Catherine's romance isn't the kind you often see portrayed on screen.
They are in their 40s and not glamorous. Harry battles with his weight.
Catherine, who lives in the country, wears flannel shirts, grows her
own vegetables, and chops her own wood. She isn't sure whether she
wants to be tied down; instead of a happily ever after ending, we get
an ambiguous one.
They have a history with one another, and Harry never married because he's loved Catherine since they were first together 12 years before. A former journalist now working as a senator's aide, Harry seizes upon a political issue — the construction of a parking lot might pave over the graves of runaway slaves — as an excuse to spend time near Catherine in upstate New York. Catherine, an art dealer, is a single mother with two teenage sons and a lover, Carter, the contractor for the parking lot.

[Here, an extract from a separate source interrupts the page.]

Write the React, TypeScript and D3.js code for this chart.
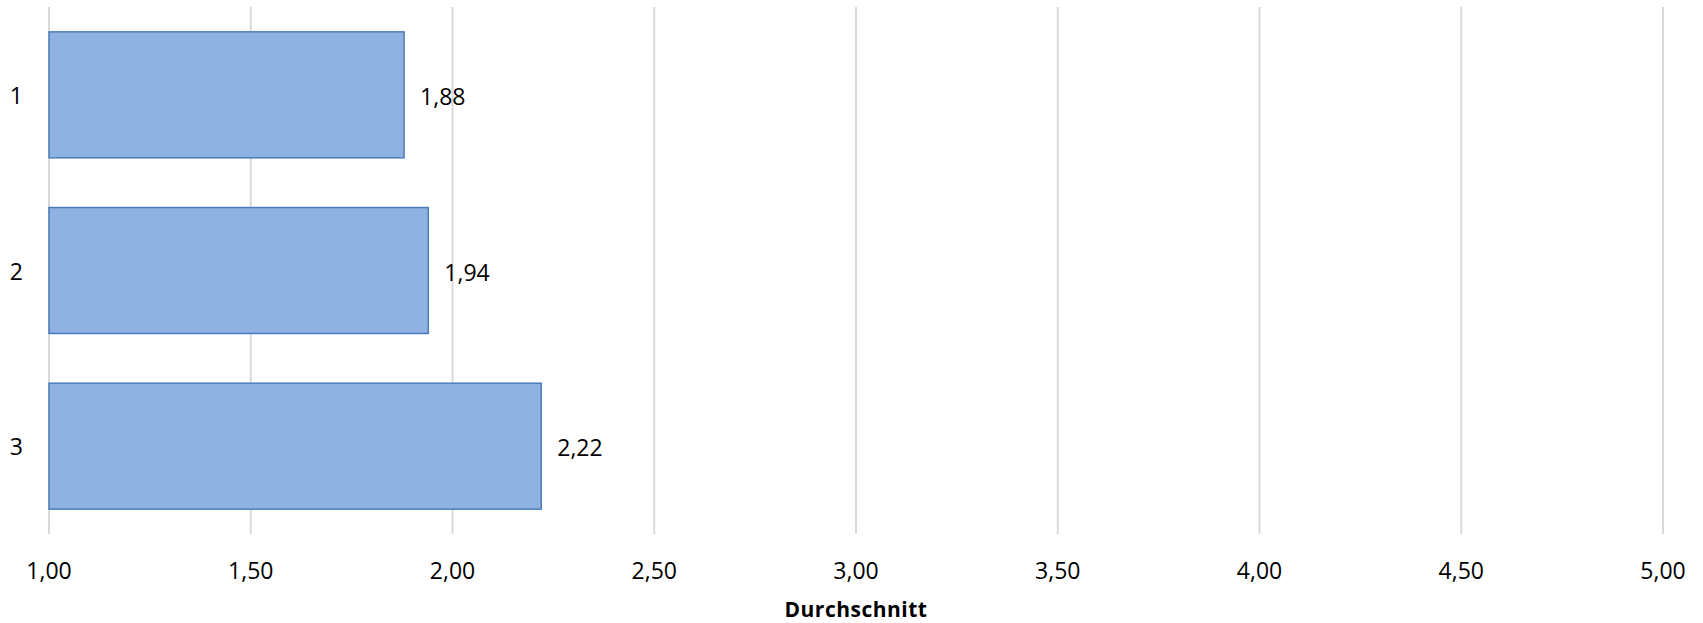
import React from "react";
import * as d3 from "d3";

// Average score per group
const categories: string[] = ["1", "2", "3"];
const averages: number[] = [1.88, 1.94, 2.22];
const xTicks: number[] = [1, 1.5, 2, 2.5, 3, 3.5, 4, 4.5, 5];
const axisTitle = "Durchschnitt";

const W = 1703;
const H = 623;
const margin = { left: 49, right: 40, top: 7, bottom: 89 };

const fmt = (v: number) => d3.format(".2f")(v).replace(".", ",");

export default function App() {
  const x = d3
    .scaleLinear()
    .domain([1, 5])
    .range([margin.left, W - margin.right]);
  const y = d3
    .scaleBand<string>()
    .domain(categories)
    .range([margin.top, H - margin.bottom])
    .paddingInner(0.283)
    .paddingOuter(0.1415);

  const font = "'Open Sans', 'Liberation Sans', sans-serif";
  const plotBottom = H - margin.bottom;

  return (
    <svg
      width={W}
      height={H}
      style={{ position: "absolute", left: 0, top: 0, background: "#fff" }}
      fontFamily={font}
    >
      {/* vertical gridlines */}
      {xTicks.map((t) => (
        <line
          key={`g${t}`}
          x1={x(t)}
          x2={x(t)}
          y1={margin.top}
          y2={plotBottom}
          stroke="#d9d9d9"
          strokeWidth={2}
        />
      ))}

      {/* bars */}
      {categories.map((c, i) => (
        <rect
          key={`b${c}`}
          x={x(1)}
          y={y(c)!}
          width={x(averages[i]) - x(1)}
          height={y.bandwidth()}
          fill="#8fb2e2"
          stroke="#4a7ebb"
          strokeWidth={1.5}
        />
      ))}

      {/* value labels */}
      {categories.map((c, i) => (
        <text
          key={`v${c}`}
          x={x(averages[i]) + 16}
          y={y(c)! + y.bandwidth() / 2 + 1}
          dominantBaseline="central"
          fontSize={23}
          fill="#000"
        >
          {fmt(averages[i])}
        </text>
      ))}

      {/* category labels */}
      {categories.map((c) => (
        <text
          key={`c${c}`}
          x={23}
          y={y(c)! + y.bandwidth() / 2}
          dominantBaseline="central"
          textAnchor="end"
          fontSize={23}
          fill="#000"
        >
          {c}
        </text>
      ))}

      {/* x tick labels */}
      {xTicks.map((t) => (
        <text
          key={`t${t}`}
          x={x(t)}
          y={570}
          dominantBaseline="central"
          textAnchor="middle"
          fontSize={23}
          fill="#000"
        >
          {fmt(t)}
        </text>
      ))}

      {/* axis title */}
      <text
        x={(x(1) + x(5)) / 2}
        y={617}
        textAnchor="middle"
        fontSize={21}
        letterSpacing={0.5}
        fontWeight="bold"
        fill="#000"
      >
        {axisTitle}
      </text>
    </svg>
  );
}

Harry's arrival is a double whammy for Carter, displacing him from Catherine's bed and threatening his livelihood. The Harry-Carter rivalry is only a part of the story. Catherine's relationships with her sons and Harry's careful approaches to the boys are insightfully described as well. The characters are also revealed alone, and author Frederick Busch manages sympathy even for Carter, whose callousness about "black corpses rottin" could have made him odious.

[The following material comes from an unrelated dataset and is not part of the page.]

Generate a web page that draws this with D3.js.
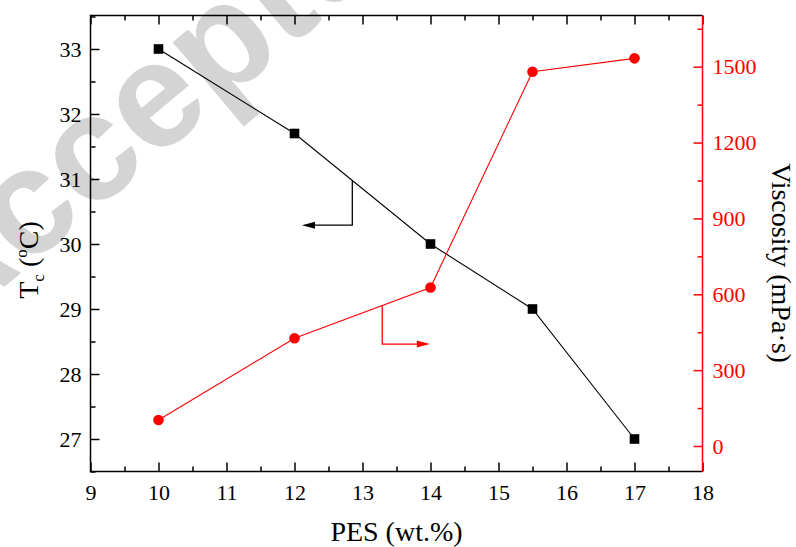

Busch's nuanced prose relies on introspection, dialogue, and wit rather than action. A kitchen, the center of domestic life, is the primary setting, the place where an independent woman and a man trying mightily to make it work out this time converse as they cook together and linger over meals.
Not as well know as many modern authors but admired by critics, Busch
produced more than two dozen books and many short stories, most of them
about family life. He died in 2006 at only 64.